Honestly, I don’t buy stocks to make money. I think timing the market is dumb, I think chasing the market is dumber, and I’m not particularly interested in buying and selling stocks on anything but a long term basis.
So why did I buy a share of Disney and two shares of Coca-Cola recently?
Here’s the truth about stocks: most people don’t really know what they’re for. Many people treat stocks speculatively, and there’s certainly an argument to be made for doing so by those who wish to do so, but a stock is actually a share of ownership in a company. By buying those stocks, I became a part owner of Coca-Cola and Disney.
And shareholders have the kind of voice with a company that non-shareholders don’t.
I’m not stupid. I have no illusions that a one share stockholder like me is going to have any kind of outsized voice in the company. Truth is, I’ll have very little voice. But it still buys me a voice I wouldn’t have otherwise. And the price of buying the voice in the company is one share of stock.
They don’t have to listen to me, but they do have to let me speak. Owning a share grants me that much, anyway.
And I will tell them, in no uncertain terms, that their anti-racist woke tomfoolery is stupid, harming the value of my share, and they really should stop it.

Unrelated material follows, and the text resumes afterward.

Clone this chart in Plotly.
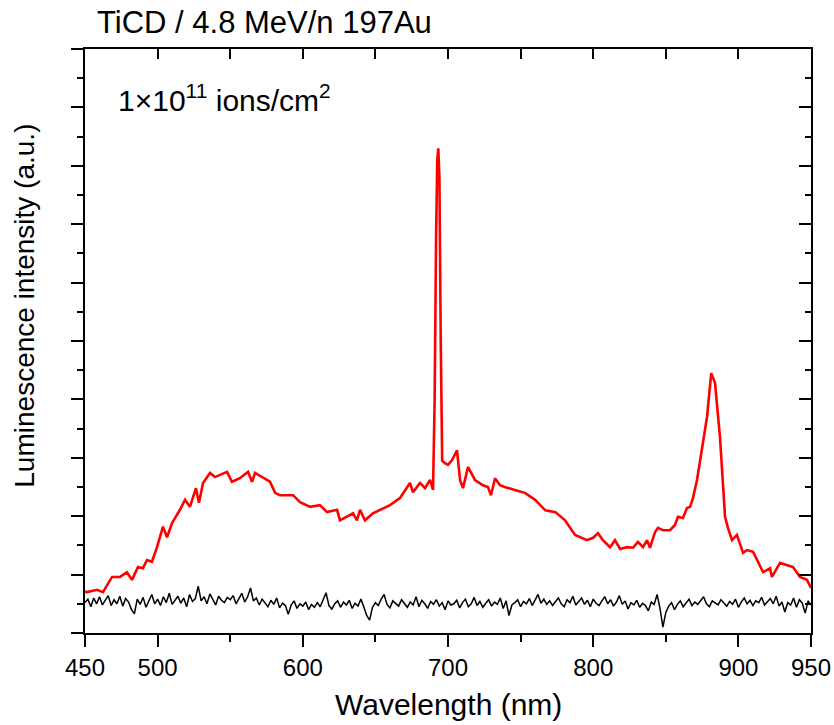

There are some more companies that I will buy as money becomes available. I will buy Nike, American Airlines, and Twitter, as well as few others. And I’ll make a bit of a pain of myself with them as well. If I’m going to spend that kind of money to get a voice, I fully intend on using it.
I call this shareholder activism, and frankly, I don’t know why more people don’t do it.
Though I guess I’ll shortly find out.
The honest truth, though? I never had any intention of making money with these stocks. I bought them for the voice. And I have no intention of ever selling them. But I guess a dividend is a nice little bonus, small as it may be.